### Required work:
Leave the pictures out and copy exactly the lines from the line containing "Give me the Plotly source for this chart." to the line containing "import plotly.graph_objects as go", both lines included.

─── Listed entries ───

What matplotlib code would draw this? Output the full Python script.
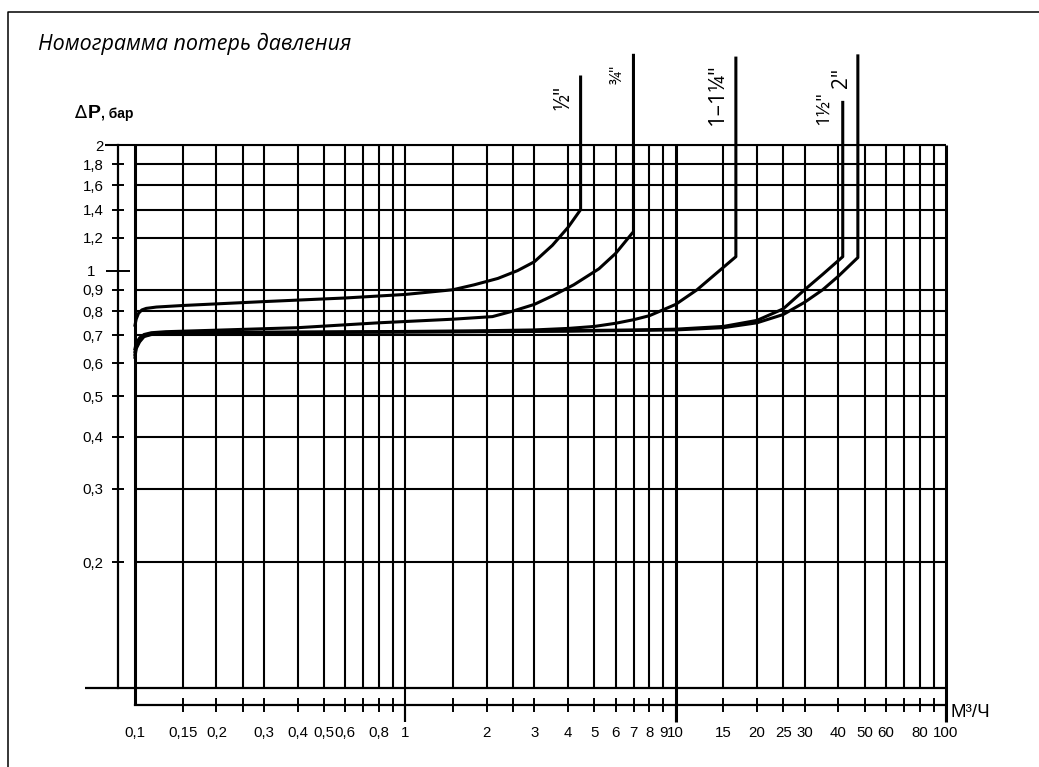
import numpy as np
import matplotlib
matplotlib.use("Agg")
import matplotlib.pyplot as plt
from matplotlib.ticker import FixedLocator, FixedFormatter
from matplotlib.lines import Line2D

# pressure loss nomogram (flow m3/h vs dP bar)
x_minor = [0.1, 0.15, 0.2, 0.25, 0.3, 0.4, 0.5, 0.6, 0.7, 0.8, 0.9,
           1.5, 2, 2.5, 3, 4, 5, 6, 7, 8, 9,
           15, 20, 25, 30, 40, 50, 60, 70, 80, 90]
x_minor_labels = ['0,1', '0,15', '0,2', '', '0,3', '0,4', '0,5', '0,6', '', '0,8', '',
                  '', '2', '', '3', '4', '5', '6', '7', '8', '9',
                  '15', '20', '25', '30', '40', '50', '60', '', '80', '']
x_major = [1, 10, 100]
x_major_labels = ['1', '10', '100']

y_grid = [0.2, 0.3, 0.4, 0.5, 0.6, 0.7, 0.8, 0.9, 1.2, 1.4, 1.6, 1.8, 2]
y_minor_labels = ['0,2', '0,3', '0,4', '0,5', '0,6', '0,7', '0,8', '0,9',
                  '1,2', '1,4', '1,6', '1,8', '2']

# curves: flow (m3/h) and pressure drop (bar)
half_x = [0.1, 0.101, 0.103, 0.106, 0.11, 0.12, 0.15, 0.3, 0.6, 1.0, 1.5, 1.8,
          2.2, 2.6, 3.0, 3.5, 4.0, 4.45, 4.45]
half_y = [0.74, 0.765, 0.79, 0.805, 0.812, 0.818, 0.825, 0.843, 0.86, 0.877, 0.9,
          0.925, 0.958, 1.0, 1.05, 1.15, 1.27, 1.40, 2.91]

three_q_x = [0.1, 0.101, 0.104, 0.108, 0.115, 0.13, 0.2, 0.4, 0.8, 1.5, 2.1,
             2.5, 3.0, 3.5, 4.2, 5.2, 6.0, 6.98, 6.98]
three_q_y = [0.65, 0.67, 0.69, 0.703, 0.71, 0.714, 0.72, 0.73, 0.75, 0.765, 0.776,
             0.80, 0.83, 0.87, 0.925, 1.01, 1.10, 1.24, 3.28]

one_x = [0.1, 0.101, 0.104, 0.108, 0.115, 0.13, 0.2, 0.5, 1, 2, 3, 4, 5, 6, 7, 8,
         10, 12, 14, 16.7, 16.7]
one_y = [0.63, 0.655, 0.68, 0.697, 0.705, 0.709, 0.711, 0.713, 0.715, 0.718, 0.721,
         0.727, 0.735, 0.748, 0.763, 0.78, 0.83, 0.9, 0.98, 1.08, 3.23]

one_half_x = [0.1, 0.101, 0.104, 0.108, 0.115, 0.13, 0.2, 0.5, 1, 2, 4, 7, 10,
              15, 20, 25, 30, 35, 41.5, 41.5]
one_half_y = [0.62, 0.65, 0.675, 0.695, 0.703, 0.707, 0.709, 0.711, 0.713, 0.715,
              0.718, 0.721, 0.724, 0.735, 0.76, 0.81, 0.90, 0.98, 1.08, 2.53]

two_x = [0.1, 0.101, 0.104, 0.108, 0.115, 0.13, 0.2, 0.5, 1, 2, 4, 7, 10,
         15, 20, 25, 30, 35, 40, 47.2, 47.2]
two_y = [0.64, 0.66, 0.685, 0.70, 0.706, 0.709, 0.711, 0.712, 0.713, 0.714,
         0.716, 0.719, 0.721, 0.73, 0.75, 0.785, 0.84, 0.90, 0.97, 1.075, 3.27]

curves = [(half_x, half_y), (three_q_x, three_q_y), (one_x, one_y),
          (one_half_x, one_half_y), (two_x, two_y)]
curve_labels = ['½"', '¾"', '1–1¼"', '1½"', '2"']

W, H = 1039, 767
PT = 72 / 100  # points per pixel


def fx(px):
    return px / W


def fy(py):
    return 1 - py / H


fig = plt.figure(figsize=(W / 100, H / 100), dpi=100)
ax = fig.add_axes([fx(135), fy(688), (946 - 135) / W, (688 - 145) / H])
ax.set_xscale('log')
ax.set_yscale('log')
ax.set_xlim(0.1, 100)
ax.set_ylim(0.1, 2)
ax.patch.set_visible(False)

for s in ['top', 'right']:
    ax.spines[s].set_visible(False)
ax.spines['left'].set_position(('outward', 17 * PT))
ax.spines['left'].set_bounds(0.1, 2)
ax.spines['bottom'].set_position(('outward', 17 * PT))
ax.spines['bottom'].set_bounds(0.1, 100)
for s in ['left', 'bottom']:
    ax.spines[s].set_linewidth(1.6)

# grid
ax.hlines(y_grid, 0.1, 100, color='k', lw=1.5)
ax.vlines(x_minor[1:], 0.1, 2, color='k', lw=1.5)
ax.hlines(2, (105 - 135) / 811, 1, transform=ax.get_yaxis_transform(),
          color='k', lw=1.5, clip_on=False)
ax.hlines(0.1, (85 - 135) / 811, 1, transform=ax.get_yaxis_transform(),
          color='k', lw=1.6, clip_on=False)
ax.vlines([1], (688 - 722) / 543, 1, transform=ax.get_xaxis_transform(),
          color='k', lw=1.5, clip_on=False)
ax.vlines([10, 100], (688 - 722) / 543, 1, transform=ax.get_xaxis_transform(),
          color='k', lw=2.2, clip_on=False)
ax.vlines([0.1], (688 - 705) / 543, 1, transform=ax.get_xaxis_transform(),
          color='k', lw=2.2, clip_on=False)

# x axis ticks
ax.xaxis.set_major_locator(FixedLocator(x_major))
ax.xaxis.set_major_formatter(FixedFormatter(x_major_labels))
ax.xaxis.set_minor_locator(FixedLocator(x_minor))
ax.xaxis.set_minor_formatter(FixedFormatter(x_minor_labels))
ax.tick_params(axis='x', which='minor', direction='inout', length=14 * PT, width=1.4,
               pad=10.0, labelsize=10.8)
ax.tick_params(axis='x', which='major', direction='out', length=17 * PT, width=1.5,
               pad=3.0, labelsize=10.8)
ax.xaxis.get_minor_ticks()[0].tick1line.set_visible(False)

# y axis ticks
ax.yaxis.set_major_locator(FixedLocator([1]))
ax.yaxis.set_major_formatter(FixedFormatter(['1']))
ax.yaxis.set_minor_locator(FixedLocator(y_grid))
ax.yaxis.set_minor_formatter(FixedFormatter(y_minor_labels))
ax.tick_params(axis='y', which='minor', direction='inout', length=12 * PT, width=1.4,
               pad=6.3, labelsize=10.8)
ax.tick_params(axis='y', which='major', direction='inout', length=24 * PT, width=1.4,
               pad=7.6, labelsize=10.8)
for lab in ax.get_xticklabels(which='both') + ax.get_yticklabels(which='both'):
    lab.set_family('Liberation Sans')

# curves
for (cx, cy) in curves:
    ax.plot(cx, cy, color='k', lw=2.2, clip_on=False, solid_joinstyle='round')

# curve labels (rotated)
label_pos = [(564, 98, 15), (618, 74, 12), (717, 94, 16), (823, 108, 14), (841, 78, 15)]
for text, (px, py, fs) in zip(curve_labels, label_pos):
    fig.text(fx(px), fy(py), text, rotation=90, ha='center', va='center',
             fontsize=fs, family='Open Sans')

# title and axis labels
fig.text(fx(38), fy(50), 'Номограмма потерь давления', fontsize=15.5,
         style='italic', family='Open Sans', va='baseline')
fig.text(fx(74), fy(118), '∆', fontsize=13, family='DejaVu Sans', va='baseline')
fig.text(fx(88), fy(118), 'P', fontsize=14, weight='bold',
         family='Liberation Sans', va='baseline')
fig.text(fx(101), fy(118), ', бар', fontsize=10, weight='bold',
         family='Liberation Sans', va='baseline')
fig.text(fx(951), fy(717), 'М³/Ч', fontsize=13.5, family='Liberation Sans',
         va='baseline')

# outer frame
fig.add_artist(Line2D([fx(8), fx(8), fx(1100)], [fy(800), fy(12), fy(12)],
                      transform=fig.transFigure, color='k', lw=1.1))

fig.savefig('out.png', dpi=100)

───
─── Listed entries ───

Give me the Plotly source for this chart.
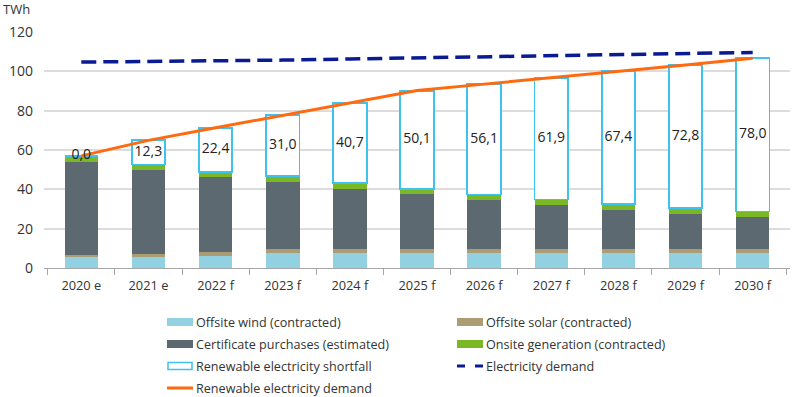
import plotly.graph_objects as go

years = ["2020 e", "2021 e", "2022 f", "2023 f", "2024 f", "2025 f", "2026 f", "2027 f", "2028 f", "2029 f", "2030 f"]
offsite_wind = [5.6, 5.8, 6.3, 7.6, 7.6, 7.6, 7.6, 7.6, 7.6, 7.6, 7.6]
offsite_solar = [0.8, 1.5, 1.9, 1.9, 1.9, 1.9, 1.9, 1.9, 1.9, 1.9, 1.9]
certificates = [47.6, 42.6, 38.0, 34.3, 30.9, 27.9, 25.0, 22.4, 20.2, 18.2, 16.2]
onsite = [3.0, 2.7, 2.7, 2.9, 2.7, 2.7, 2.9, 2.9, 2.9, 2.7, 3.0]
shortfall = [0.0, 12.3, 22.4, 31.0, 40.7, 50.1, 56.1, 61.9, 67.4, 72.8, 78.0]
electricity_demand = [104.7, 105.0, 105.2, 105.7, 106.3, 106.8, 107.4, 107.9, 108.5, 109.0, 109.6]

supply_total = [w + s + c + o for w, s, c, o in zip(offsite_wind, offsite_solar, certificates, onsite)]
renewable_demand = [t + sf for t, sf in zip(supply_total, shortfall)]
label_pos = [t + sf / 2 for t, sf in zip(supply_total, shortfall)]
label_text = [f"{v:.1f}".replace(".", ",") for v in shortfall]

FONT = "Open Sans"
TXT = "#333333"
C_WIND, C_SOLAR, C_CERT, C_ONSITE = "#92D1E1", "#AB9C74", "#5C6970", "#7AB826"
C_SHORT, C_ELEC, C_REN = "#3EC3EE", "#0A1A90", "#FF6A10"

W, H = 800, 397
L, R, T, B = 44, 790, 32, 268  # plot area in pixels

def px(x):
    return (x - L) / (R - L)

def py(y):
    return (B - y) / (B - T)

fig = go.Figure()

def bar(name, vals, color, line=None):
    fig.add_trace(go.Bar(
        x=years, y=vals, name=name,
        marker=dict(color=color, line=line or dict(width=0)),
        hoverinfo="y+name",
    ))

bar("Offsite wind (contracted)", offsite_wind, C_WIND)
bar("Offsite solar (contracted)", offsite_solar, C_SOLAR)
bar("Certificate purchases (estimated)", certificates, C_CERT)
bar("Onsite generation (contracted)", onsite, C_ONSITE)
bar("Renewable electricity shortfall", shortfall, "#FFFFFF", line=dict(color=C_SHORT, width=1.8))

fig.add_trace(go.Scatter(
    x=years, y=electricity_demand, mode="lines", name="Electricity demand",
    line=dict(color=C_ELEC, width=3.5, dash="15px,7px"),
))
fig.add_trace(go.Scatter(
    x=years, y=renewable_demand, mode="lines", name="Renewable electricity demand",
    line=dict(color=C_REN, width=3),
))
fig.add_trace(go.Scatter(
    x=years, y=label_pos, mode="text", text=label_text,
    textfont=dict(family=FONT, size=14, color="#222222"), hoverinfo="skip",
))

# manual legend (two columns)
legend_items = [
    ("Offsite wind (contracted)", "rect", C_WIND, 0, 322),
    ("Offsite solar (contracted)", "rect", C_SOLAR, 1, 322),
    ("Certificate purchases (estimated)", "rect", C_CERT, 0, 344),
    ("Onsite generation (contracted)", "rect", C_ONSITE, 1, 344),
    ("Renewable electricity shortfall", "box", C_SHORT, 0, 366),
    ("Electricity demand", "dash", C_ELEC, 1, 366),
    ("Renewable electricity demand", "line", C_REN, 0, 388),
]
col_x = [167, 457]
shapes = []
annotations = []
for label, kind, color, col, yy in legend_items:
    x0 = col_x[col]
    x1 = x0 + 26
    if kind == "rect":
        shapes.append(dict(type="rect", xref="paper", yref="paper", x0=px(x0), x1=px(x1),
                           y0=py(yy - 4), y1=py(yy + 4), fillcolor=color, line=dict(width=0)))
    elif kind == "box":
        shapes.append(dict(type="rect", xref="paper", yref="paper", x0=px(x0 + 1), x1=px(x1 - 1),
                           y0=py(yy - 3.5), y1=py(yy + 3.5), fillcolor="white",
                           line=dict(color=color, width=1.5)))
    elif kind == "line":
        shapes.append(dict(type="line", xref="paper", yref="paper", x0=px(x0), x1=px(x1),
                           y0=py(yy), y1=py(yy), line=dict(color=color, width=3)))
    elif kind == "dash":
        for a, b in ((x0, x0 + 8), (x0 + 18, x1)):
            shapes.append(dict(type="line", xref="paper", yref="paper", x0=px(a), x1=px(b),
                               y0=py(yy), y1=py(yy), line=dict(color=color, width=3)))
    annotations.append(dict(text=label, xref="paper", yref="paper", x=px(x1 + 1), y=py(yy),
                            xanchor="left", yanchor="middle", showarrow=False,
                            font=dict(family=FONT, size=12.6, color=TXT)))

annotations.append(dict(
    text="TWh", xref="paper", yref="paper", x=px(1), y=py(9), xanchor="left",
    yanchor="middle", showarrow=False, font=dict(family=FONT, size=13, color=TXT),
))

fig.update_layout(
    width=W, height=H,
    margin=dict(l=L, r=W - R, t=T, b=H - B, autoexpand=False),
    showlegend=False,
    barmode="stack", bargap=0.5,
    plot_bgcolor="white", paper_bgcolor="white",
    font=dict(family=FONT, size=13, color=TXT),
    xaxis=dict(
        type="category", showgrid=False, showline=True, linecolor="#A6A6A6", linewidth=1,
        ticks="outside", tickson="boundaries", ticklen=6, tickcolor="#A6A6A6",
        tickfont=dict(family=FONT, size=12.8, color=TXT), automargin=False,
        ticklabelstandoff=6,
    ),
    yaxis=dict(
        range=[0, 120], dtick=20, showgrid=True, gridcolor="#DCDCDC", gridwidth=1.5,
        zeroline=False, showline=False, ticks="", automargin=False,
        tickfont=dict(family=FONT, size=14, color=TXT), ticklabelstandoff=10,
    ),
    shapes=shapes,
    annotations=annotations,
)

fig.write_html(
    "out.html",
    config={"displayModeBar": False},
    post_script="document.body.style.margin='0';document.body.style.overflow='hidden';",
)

───
─── Listed entries ───

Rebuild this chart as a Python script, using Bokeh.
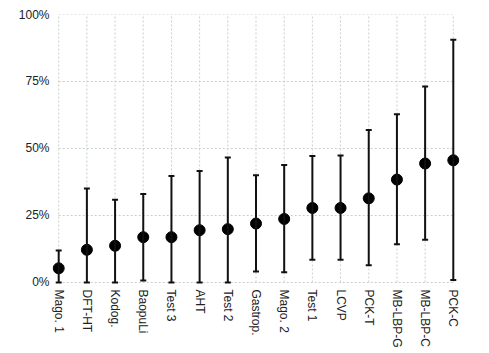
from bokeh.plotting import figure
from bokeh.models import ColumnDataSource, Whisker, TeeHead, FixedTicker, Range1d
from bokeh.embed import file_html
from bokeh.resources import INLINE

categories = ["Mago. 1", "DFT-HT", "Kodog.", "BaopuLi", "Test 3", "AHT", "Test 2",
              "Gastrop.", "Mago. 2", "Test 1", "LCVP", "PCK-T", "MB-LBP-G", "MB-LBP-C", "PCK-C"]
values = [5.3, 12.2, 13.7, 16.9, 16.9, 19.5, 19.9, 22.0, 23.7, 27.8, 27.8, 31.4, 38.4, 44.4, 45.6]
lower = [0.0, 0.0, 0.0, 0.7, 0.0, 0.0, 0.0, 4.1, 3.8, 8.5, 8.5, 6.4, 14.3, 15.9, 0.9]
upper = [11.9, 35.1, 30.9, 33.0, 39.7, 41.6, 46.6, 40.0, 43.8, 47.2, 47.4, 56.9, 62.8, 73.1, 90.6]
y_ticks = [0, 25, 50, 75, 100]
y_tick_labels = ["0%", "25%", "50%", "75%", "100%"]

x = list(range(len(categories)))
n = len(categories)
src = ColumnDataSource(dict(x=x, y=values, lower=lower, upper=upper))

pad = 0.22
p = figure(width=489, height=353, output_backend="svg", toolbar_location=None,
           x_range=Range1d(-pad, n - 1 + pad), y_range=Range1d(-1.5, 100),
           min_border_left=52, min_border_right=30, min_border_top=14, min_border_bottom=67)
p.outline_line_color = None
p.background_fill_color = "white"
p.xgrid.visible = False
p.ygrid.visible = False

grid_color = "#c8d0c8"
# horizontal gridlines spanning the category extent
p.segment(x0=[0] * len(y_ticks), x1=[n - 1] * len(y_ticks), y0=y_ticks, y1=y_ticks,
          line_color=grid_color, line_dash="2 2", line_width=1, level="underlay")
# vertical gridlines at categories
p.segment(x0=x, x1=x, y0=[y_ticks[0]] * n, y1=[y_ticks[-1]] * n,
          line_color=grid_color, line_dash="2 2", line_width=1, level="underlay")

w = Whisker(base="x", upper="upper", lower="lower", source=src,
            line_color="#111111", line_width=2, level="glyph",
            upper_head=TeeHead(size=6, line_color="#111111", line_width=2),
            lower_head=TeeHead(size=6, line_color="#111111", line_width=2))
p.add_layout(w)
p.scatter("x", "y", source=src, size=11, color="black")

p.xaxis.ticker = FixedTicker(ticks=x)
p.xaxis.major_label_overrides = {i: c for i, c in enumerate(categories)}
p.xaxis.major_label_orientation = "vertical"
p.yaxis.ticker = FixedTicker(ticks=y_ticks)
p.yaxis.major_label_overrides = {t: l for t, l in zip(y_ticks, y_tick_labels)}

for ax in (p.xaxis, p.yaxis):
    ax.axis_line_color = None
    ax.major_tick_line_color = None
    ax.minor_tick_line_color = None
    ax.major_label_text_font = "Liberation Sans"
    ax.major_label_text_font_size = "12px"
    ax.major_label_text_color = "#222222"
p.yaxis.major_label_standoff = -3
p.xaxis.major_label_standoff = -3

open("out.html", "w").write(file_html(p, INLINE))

───

### Reply:
Give me the Plotly source for this chart.
import plotly.graph_objects as go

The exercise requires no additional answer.